<<<<
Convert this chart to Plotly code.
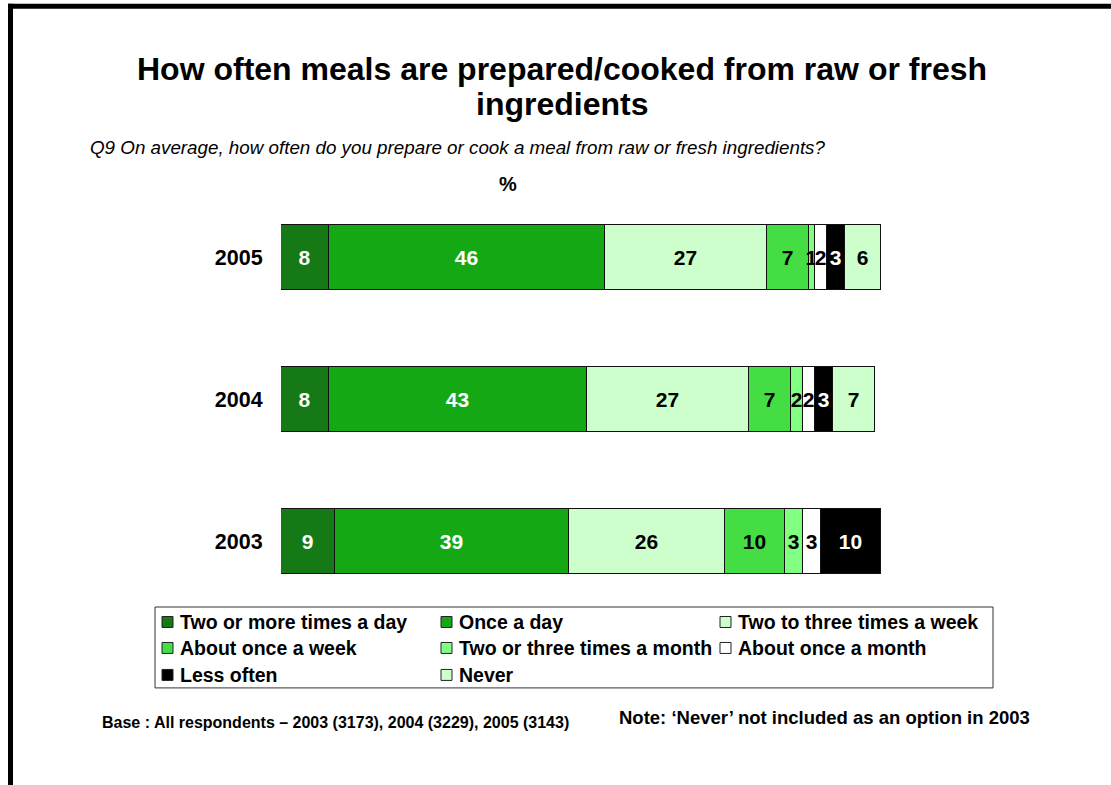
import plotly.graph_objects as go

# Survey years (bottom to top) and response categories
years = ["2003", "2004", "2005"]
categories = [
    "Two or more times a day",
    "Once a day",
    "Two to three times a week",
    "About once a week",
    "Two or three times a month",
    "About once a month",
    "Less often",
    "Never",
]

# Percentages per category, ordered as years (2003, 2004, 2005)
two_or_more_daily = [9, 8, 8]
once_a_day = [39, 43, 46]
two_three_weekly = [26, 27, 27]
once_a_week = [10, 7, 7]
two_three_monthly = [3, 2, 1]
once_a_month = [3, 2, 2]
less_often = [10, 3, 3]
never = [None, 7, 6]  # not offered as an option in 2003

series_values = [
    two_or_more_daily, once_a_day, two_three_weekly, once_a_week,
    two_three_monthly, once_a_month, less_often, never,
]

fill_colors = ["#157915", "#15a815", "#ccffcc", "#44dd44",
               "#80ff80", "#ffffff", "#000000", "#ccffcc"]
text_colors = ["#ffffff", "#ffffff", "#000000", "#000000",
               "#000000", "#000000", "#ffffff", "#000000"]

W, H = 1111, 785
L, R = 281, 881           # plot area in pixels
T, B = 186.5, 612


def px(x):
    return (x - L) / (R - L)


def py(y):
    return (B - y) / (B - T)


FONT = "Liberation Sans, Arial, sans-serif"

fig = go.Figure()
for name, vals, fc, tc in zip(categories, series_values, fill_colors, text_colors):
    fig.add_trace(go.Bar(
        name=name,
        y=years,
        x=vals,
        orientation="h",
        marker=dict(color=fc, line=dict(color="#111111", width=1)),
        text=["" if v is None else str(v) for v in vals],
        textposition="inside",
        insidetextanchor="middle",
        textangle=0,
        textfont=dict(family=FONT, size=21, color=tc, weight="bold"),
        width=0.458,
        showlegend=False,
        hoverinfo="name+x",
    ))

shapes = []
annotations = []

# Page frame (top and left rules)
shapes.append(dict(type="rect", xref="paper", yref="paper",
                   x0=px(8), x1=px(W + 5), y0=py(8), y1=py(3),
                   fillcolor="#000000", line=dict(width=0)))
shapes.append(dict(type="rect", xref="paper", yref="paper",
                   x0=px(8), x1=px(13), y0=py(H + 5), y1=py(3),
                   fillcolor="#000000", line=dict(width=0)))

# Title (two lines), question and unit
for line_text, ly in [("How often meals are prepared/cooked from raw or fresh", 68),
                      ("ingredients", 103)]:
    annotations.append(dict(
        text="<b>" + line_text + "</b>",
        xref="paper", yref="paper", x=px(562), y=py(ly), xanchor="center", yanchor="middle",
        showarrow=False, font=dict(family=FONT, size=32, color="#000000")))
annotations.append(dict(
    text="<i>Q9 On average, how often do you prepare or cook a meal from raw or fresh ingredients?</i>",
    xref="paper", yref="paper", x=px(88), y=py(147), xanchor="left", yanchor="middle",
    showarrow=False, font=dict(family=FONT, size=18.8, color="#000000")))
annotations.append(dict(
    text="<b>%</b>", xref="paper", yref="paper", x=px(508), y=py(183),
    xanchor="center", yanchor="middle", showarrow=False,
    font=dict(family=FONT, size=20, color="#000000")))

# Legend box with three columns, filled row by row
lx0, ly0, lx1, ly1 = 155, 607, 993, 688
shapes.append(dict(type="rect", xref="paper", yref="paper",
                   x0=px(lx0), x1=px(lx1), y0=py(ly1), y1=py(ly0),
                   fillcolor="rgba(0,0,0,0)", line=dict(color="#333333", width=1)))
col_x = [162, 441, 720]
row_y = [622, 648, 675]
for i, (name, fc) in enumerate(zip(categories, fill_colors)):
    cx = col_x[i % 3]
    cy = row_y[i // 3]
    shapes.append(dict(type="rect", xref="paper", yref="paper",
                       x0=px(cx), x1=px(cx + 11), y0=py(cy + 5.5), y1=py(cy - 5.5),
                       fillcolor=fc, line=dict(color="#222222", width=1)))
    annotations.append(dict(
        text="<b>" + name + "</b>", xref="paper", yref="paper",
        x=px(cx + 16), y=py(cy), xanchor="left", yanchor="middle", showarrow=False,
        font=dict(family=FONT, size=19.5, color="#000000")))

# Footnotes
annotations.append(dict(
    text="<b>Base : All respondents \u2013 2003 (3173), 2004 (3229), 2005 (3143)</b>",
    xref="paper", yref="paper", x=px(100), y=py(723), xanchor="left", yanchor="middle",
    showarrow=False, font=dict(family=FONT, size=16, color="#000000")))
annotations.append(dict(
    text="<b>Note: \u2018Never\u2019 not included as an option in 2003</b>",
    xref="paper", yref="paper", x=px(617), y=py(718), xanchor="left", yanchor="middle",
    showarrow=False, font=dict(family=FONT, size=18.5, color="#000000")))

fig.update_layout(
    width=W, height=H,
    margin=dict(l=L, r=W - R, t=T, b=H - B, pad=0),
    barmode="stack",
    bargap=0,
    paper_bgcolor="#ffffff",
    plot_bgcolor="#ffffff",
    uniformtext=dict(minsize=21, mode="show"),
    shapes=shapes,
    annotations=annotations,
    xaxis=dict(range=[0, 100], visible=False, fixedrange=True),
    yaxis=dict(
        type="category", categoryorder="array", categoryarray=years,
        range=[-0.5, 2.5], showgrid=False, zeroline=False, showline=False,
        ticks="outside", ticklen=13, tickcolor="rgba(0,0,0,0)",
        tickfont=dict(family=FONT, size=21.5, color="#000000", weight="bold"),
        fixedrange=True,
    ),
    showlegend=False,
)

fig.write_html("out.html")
>>>>
<<<<
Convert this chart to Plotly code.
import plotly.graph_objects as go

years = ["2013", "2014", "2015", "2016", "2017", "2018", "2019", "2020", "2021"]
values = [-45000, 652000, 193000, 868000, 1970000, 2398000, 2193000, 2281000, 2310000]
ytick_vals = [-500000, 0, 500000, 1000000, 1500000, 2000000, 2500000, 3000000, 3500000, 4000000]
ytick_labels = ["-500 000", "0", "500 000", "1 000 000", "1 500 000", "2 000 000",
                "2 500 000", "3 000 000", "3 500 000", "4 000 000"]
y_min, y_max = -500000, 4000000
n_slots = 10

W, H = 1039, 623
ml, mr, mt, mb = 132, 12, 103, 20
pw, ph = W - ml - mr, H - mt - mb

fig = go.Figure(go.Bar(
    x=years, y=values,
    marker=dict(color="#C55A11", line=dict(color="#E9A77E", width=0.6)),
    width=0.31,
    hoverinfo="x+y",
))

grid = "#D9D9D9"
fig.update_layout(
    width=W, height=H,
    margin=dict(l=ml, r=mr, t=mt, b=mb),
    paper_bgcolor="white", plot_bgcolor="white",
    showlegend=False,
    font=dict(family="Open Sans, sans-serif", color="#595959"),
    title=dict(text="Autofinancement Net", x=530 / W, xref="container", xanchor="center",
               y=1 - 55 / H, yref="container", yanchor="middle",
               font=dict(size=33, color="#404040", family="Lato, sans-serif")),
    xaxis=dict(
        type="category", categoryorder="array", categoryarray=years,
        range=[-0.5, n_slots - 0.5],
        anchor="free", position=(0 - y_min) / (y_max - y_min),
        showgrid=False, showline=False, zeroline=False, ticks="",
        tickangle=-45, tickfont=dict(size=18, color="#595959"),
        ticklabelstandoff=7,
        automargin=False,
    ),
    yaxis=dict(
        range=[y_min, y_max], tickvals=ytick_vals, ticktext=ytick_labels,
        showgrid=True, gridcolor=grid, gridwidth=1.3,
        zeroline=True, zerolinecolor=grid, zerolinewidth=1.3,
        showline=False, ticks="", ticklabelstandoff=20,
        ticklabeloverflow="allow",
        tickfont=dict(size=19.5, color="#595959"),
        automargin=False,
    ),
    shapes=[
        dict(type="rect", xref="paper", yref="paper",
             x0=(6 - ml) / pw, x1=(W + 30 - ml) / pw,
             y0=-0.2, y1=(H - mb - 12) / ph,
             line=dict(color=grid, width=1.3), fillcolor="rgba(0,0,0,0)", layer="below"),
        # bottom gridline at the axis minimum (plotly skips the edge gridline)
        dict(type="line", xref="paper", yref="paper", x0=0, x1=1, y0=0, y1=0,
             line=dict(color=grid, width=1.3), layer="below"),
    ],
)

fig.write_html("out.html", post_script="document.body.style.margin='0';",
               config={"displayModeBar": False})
>>>>
<<<<
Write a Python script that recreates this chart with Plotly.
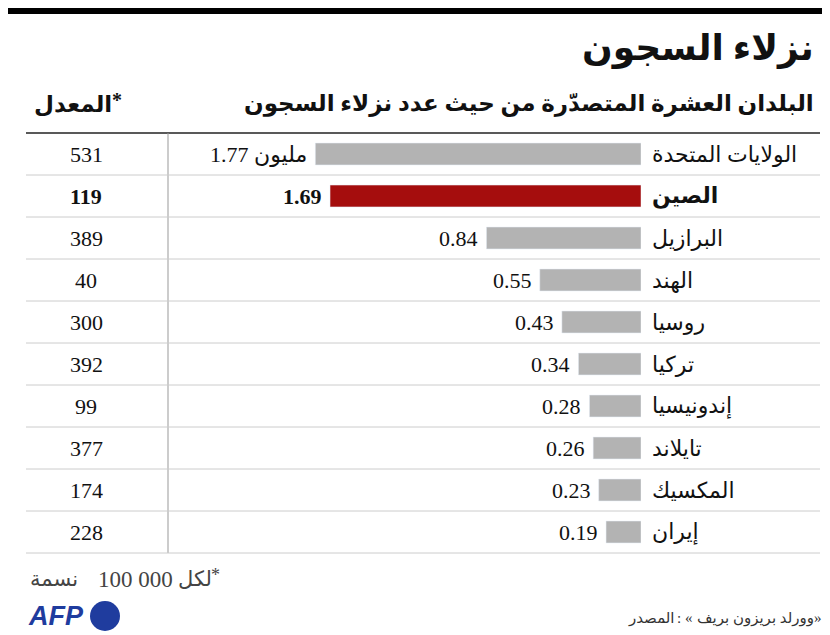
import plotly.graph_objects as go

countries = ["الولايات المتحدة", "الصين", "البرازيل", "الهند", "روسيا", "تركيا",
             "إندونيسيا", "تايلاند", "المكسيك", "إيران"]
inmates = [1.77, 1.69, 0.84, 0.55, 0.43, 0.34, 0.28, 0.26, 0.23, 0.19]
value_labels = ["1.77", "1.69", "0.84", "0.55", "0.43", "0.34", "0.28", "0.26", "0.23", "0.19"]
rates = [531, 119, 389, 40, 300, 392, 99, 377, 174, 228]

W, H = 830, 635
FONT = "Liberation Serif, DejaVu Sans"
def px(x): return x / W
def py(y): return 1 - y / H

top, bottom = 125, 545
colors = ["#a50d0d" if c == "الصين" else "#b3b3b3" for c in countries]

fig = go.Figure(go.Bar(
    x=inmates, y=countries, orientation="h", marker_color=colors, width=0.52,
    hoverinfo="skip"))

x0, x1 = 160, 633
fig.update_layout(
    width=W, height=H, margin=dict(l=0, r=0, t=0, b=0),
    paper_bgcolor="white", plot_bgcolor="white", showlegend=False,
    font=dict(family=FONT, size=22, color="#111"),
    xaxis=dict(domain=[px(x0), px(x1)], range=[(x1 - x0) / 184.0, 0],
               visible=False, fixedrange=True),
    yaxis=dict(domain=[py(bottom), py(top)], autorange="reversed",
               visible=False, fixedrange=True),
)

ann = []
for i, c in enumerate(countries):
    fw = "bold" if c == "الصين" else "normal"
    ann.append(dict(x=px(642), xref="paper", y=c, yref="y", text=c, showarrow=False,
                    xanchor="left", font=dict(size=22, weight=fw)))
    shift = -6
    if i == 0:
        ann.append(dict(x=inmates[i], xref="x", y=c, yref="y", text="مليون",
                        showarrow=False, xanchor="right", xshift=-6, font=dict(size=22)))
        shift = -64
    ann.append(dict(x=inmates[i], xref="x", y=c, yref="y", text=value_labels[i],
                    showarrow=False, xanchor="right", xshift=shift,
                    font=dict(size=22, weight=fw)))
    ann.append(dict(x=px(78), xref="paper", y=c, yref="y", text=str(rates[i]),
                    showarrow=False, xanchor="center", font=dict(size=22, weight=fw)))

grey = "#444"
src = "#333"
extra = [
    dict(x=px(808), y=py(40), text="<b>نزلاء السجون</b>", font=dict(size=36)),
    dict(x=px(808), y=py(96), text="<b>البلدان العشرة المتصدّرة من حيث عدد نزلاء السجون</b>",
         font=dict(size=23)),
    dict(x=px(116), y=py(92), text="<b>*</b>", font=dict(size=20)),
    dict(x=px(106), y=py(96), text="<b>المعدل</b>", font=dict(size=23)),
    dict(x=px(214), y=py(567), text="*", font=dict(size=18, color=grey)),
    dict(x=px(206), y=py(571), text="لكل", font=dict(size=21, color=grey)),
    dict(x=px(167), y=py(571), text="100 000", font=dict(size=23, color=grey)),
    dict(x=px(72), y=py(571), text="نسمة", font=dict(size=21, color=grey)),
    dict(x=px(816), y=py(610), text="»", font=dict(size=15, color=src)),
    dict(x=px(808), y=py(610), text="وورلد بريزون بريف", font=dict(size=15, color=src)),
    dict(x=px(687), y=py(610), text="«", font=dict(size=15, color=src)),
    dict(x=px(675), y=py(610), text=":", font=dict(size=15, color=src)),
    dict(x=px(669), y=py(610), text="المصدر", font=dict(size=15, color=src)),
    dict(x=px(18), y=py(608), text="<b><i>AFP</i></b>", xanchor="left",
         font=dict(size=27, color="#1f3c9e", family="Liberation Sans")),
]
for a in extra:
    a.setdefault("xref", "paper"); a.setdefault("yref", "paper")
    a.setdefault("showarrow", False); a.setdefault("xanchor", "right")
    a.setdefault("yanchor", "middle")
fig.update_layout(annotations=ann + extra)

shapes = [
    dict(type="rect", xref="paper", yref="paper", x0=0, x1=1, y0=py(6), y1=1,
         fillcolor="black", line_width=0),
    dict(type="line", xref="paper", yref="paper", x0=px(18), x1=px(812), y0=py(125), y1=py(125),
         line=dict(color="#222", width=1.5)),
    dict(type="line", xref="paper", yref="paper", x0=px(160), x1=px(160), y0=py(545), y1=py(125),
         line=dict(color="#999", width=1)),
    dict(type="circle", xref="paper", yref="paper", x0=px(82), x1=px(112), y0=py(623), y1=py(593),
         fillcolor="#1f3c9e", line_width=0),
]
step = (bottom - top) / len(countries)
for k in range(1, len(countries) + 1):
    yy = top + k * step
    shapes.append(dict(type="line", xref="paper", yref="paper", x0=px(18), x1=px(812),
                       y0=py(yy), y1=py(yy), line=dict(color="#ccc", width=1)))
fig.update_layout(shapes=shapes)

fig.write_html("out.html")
>>>>
• What you should do:
Lines containing the word "with" are to be tallied; report only the total.

• Response:
2